The beacon returned, again the dog professed its love. Again, came the cry, Damn it, Princess go to sleep!!
Again, the beacon returned. Again the dog professed its love. Damn it, Princess go outside!!!
And so her owners let Princess outside. The dog ran, in obligatory slow motion, with soft lighting, a wind machine blowing its fur. You know the scene, you’ve seen it a million times. You can even hear the sound track, take a moment, in your mind, to pick out the perfect song.

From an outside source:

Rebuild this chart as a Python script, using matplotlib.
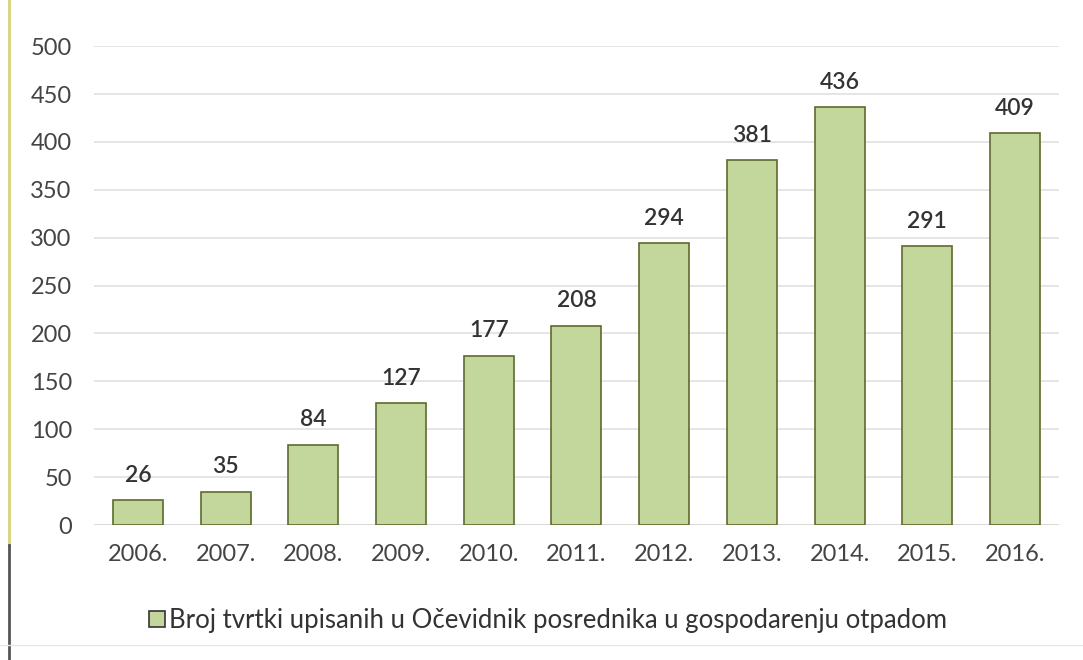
import matplotlib.pyplot as plt
import matplotlib.lines as mlines

plt.rcParams["font.family"] = ["Lato", "DejaVu Sans"]

godine = ["2006.", "2007.", "2008.", "2009.", "2010.", "2011.",
          "2012.", "2013.", "2014.", "2015.", "2016."]
broj = [26, 35, 84, 127, 177, 208, 294, 381, 436, 291, 409]
naziv = "Broj tvrtki upisanih u Očevidnik posrednika u gospodarenju otpadom"


def main():
    fig = plt.figure(figsize=(10.83, 6.6), dpi=100)
    ax = fig.add_axes([0.0868, 0.2045, 0.891, 0.7255])

    x = range(len(godine))
    bars = ax.bar(x, broj, width=0.57, color="#c3d69b",
                  edgecolor="#5f6b2c", linewidth=1.2, zorder=3)
    for b, v in zip(bars, broj):
        ax.text(b.get_x() + b.get_width() / 2, v + 15, str(v),
                ha="center", va="bottom", fontsize=16.5, color="#333333",
                fontweight="semibold")

    ax.set_xlim(-0.5, len(godine) - 0.5)
    ax.set_ylim(0, 500)
    ax.set_yticks(range(0, 501, 50))
    ax.set_xticks(list(x))
    ax.set_xticklabels(godine)
    ax.tick_params(axis="both", length=0, labelsize=17, colors="#444444")
    ax.tick_params(axis="x", pad=14)
    ax.tick_params(axis="y", pad=16)
    ax.grid(axis="y", color="#e3e3e3", linewidth=1.3, zorder=0)
    for s in ax.spines.values():
        s.set_visible(False)
    ax.axhline(0, color="#d9d9d9", linewidth=1.3, zorder=2)

    # legenda ispod grafa
    oznaka = mlines.Line2D([], [], marker="s", linestyle="none",
                           markersize=12, markerfacecolor="#c3d69b",
                           markeredgecolor="#333333", markeredgewidth=1.2)
    fig.legend([oznaka], [naziv], loc="center", bbox_to_anchor=(0.505, 0.06),
               frameon=False, fontsize=18.5, handletextpad=0.1,
               handlelength=0.8, labelcolor="#333333")

    # rubovi slike
    fig.add_artist(mlines.Line2D([0.008, 0.008], [0.175, 1.0],
                                 color="#d8d27a", linewidth=2))
    fig.add_artist(mlines.Line2D([0.008, 0.008], [0.0, 0.175],
                                 color="#555555", linewidth=2))
    fig.add_artist(mlines.Line2D([0.0, 1.0], [0.022, 0.022],
                                 color="#e6e6e6", linewidth=1))

    fig.savefig("out.png", dpi=100)


if __name__ == '__main__':
    main()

“Shit!” the author said, his authorial voice full of conflict, “there was supposed to be a burned bundt cake in here somewhere.”
So, what did I learn?
I want to be clear, I don’t think I won “flash fiction chopped” because I was churning out the highest quality prose at the front table. In fact, I think this was distinctly not the case. In that case, why did I win? What was I doing that put me over the top of competitors who were actually putting out better writing? What can you learn from my experience that might help you if you find yourself in a similar situation? I think there are three things to note here.
Read the Room
Sitting down at my laptop, my impression was that we had an audience in the mood for goofy fun rather than stirring prose. This seemed confirmed when, after the first round, the audience voted to eliminate the author who had written (in my opinion) the best, tightest story but one that was played absolutely straight. If you want to win, write what your judges want.
Performance Matters
Something I realized, which I think some of my competitors missed, is that those four words, “read your selections aloud,” changed everything. That made the competition at least as much about showmanship as authorship.
A Weak Ending is Better Than No Ending
The first thing I did, after writing the opening paragraph, was to write a conclusion. I think having an ending, even if not a very good or even germane one, made my stories feel tighter than some others that were actually better written but stopped abruptly when our eight minutes were up.